December 18, 2005

Gulf Arab leaders to get tough on Iran and Syria

By Heba Kandil and Andrew Hammond

ABU DHABI (Reuters) - U.S.-allied Gulf Arab leaders,
alarmed at neighboring Iran's nuclear ambitions, will examine
proposals for a nuclear-free zone in the world's top
oil-producing region during a summit on Sunday.

Syria's standoff with the United Nations over the killing
of former Lebanese premier Rafik al-Hariri will also top the
agenda of the meeting of the Gulf Cooperation Council (GCC),
which groups Saudi Arabia, the United Arab Emirates, Kuwait,
Bahrain, Oman and Qatar.

After recitations of the Koran and a brief statement from
host UAE President Sheikh Khalifa bin Zayed al-Nahayan, the six
leaders began talks behind close doors and amid tight security.

They hope to defuse mounting tension in a region already
affected by instability in Iraq since the 2003 U.S.-led war to
oust Saddam Hussein and militant attacks by supporters of Osama
bin Laden's al Qaeda network.

"We trust Iran but we don't want to see an Iranian nuclear
plant which is closer in distance to our Gulf shores than to
Tehran causing us danger and damage," GCC Secretary-General
Abdul Rahman al-Attiya earlier said.

"This issue is very worrying, not just for the GCC but for
whole world," he told reporters.


He said one of the proposals on the agenda was for a deal
to be brokered between Iran and neighboring GCC states, which
overlook the Gulf shores, to make the region nuclear-free.

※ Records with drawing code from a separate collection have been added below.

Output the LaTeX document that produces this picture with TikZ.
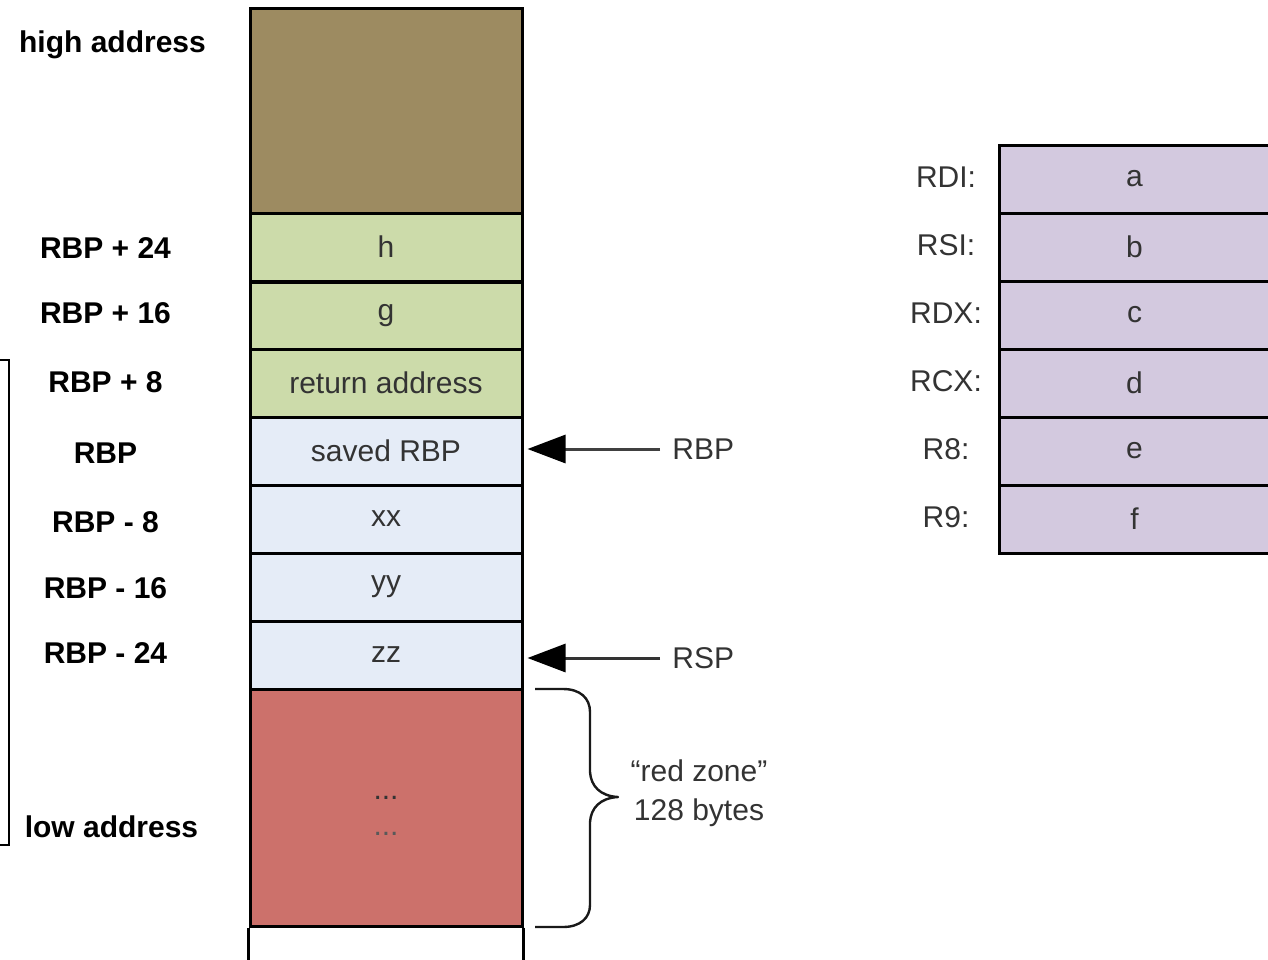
\documentclass[tikz,border=0pt]{standalone}
\usepackage{fontspec}
\setmainfont{Liberation Sans}
\usetikzlibrary{arrows.meta}
\definecolor{brownc}{HTML}{9D8B61}
\definecolor{greenc}{HTML}{CCDBAA}
\definecolor{bluec}{HTML}{E5ECF7}
\definecolor{redc}{HTML}{CC716B}
\definecolor{purplec}{HTML}{D3C9DF}
\definecolor{txt}{HTML}{333333}
\begin{document}
\begin{tikzpicture}[x=0.5pt,y=-0.5pt,
  basefont/.style={font=\fontsize{15}{18}\selectfont},
  cell/.style={basefont, draw=black, line width=1.5pt, minimum width=136pt,
    minimum height=34pt, inner sep=0pt, text=txt},
  regcell/.style={cell, minimum width=135.5pt, fill=purplec},
  boldlbl/.style={font=\fontsize{15}{18}\selectfont\bfseries, text=black, inner sep=0pt, anchor=base},
  lbl/.style={basefont, text=txt, inner sep=0pt},
  ptr/.style={draw=txt, line width=1.5pt, -{Triangle[length=19pt,width=14pt,color=black]}},
  bracepath/.style={draw=black!90, line width=1.2pt, line join=round}
]
\useasboundingbox (0,0) rectangle (1268,959);

% stack
\node[cell, fill=brownc, minimum height=102.5pt] (hi) at (386,110.5) {};
\node[cell, fill=greenc] (ch) at (386,247) {h};
\node[cell, fill=greenc] (cg) at (386,316) {g};
\node[cell, fill=greenc] (cra) at (386,383) {return address};
\node[cell, fill=bluec] (sbp) at (386,451) {saved RBP};
\node[cell, fill=bluec] (cxx) at (386,519) {xx};
\node[cell, fill=bluec] (cyy) at (386,587) {yy};
\node[cell, fill=bluec] (czz) at (386,655) {zz};
\node[cell, fill=redc, minimum height=118.5pt] (red) at (386,807.5) {};
\node[lbl, anchor=base, text=black!80] (d1) at (386,799) {...};
\node[lbl, anchor=base, text=black!65] (d2) at (386,835) {...};
\coordinate (bl) at (250,975);
\coordinate (br) at (522,975);
\draw[line width=1.5pt] (red.south west) -- (red.south west |- bl);
\draw[line width=1.5pt] (red.south east) -- (red.south east |- br);

% left labels
\node[boldlbl] (lhigh) at (112.5,52) {high address};
\node[boldlbl] (l24) at (105.5,258) {RBP + 24};
\node[boldlbl] (l16) at (105.5,323) {RBP + 16};
\node[boldlbl] (l8) at (105.5,392) {RBP + 8};
\node[boldlbl] (l0) at (105.5,463) {RBP};
\node[boldlbl] (lm8) at (105.5,532) {RBP - 8};
\node[boldlbl] (lm16) at (105.5,598) {RBP - 16};
\node[boldlbl] (lm24) at (105.5,663) {RBP - 24};
\node[boldlbl] (llow) at (111.5,837) {low address};

% left bracket
\draw[line width=1.2pt] (-5,360) -- (9,360) -- (9,845) -- (-5,845);

% pointers
\node[lbl, anchor=west, inner sep=6pt] (rbpl) at (660,449) {RBP};
\node[lbl, anchor=west, inner sep=6pt] (rspl) at (660,658) {RSP};
\draw[ptr, draw=black!75] (rbpl.west) -- ([xshift=2pt]rbpl.west -| sbp.east);
\draw[ptr] (rspl.west) -- ([xshift=2pt]rspl.west -| czz.east);

% brace
\draw[bracepath] (535,689) -- (563,689) .. controls (580,689) and (590,698) .. (590,712)
  -- (590,772) .. controls (591,786) and (600,796) .. (618,797)
  .. controls (600,798) and (591,808) .. (590,822)
  -- (590,905) .. controls (590,918) and (580,927) .. (563,927) -- (535,927);
\node[lbl, align=center, font=\fontsize{15}{19.5}\selectfont] (rz) at (699,793) {“red zone”\\128 bytes};

% registers
\node[regcell] (ra) at (1134.5,179) {a};
\node[regcell] (rb) at (1134.5,247) {b};
\node[regcell] (rc) at (1134.5,315) {c};
\node[regcell] (rd) at (1134.5,383) {d};
\node[regcell] (re) at (1134.5,451) {e};
\node[regcell] (rf) at (1134.5,519) {f};
\node[lbl] (lrdi) at (946,177) {RDI:};
\node[lbl] (lrsi) at (946,245) {RSI:};
\node[lbl] (lrdx) at (946,313) {RDX:};
\node[lbl] (lrcx) at (946,381) {RCX:};
\node[lbl] (lr8) at (946,449) {R8:};
\node[lbl] (lr9) at (946,517) {R9:};
\end{tikzpicture}
\end{document}
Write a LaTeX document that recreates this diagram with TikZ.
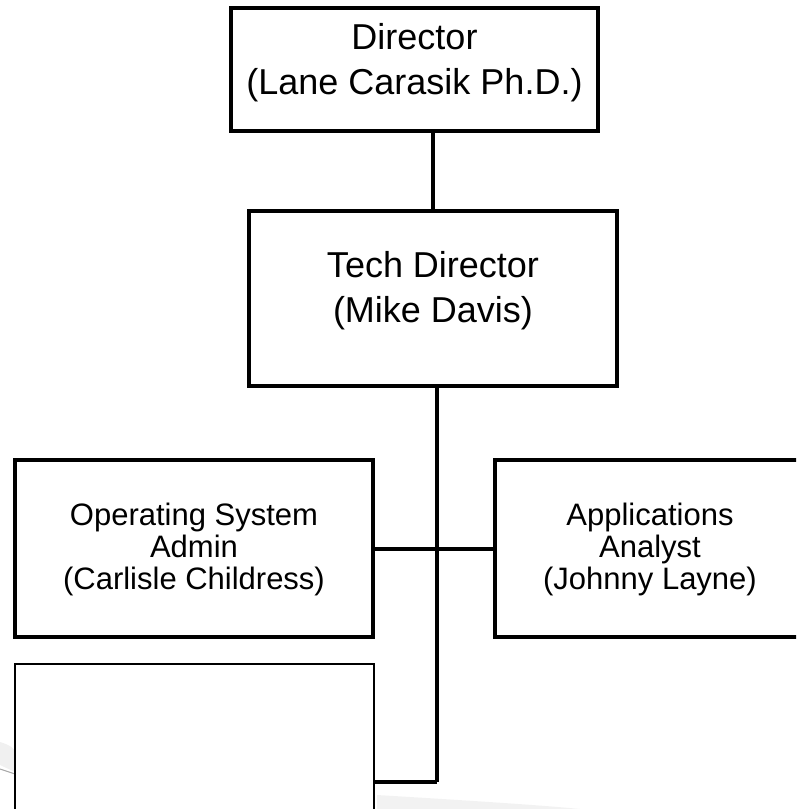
\documentclass[tikz,border=0pt]{standalone}
\usepackage{fontspec}
\setmainfont{Liberation Sans}
\usetikzlibrary{positioning}

\tikzset{
  post/.style={draw, line width=4pt, align=center, inner sep=0pt,
    font=\fontsize{36}{45}\selectfont, text depth=22pt},
  staff/.style={post, font=\fontsize{31}{32}\selectfont, text depth=5pt},
  link/.style={line width=4pt}
}

\begin{document}
\begin{tikzpicture}[x=1pt,y=-1pt]
\clip (0,0) rectangle (796,809);

% the faint swoosh behind the lower box
\fill[gray!12] (0,742) .. controls (10,745) and (14,748) .. (15,752) -- (15,772) .. controls (8,768) .. (0,765) -- cycle;
\draw[gray!70, line width=1pt] (0,769) -- (15,774);
\fill[gray!10] (377,795) .. controls (460,800) and (540,805) .. (580,809) -- (377,809) -- cycle;

    \node[post, minimum width=367pt, minimum height=123pt] (dir) at (414.5,69.5) {Director\\(Lane Carasik Ph.D.)};
    \node[post, minimum width=368pt, minimum height=175pt] (tech) at (433,298) {Tech Director\\(Mike Davis)};
    \node[staff, minimum width=358pt, minimum height=177pt] (os) at (194,548.5) {Operating System\\Admin\\(Carlisle Childress)};
    \node[staff, minimum width=310pt, minimum height=177pt] (apps) at (650,548.5) {Applications\\Analyst\\(Johnny Layne)};
    \node[draw, line width=2pt, minimum width=359pt, minimum height=200pt] (blank) at (194.5,764) {};

\coordinate (end) at (437,782);

\draw[link] (dir.south -| tech.north) -- (tech.north);
\draw[link] (tech.south -| end) -- (end);
\draw[link] (os.east) -- (apps.west);
\draw[link] (end -| blank.east) -- (end);
\end{tikzpicture}
\end{document}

"As Iranian officials say the program is for peaceful
purposes, why can't an agreement come into effect between all
countries concerned and which could include Iraq and Yemen in
the future."

"This will pave the way for a Middle East agreement in
which Israel could eventually become part of ... this will
prompt the international community to press Israel to open its
(nuclear sites) for inspection ..." Attiya added.

Israel has never admitted it has a nuclear weapons program
but is widely believed to have about 200 nuclear warheads.

Tehran insists its nuclear program is for energy, but many
fear it is seeking to develop atomic weapons. President Mahmoud
Ahmadinejad's verbal salvoes at Israel, including his call for
the Jewish state to be wiped off the map, have also alarmed.

The GCC will also discuss a violent campaign by al Qaeda
against Gulf states and Saudi King Abdullah's proposal earlier
this year to set up an international center to combat

The UAE has been spared militant attacks which have hit
neighboring Gulf countries such as Saudi Arabia, Kuwait and
Qatar but organizers haven taken no risks, increasing police
patrols and cordoning off streets around the summit's venue.

The GCC is expected to issue a strongly worded statement
urging Damascus to fully cooperate with the UN investigation
into Hariri's death.

"They (leaders) all agree that they don't want nuclear
weapons in Iran and they don't want Syrian intervention in
Lebanon but they need to agree on what to do about it," one GCC
delegate told Reuters.

GCC delegates said the Sunni-led GCC would also discuss
ways to curb what they see as Shi'ite Iran's growing influence
in Iraq, where Shi'ites gained power after the ouster of Saddam
Hussein. Saudi Arabia has bluntly accused Iran of meddling.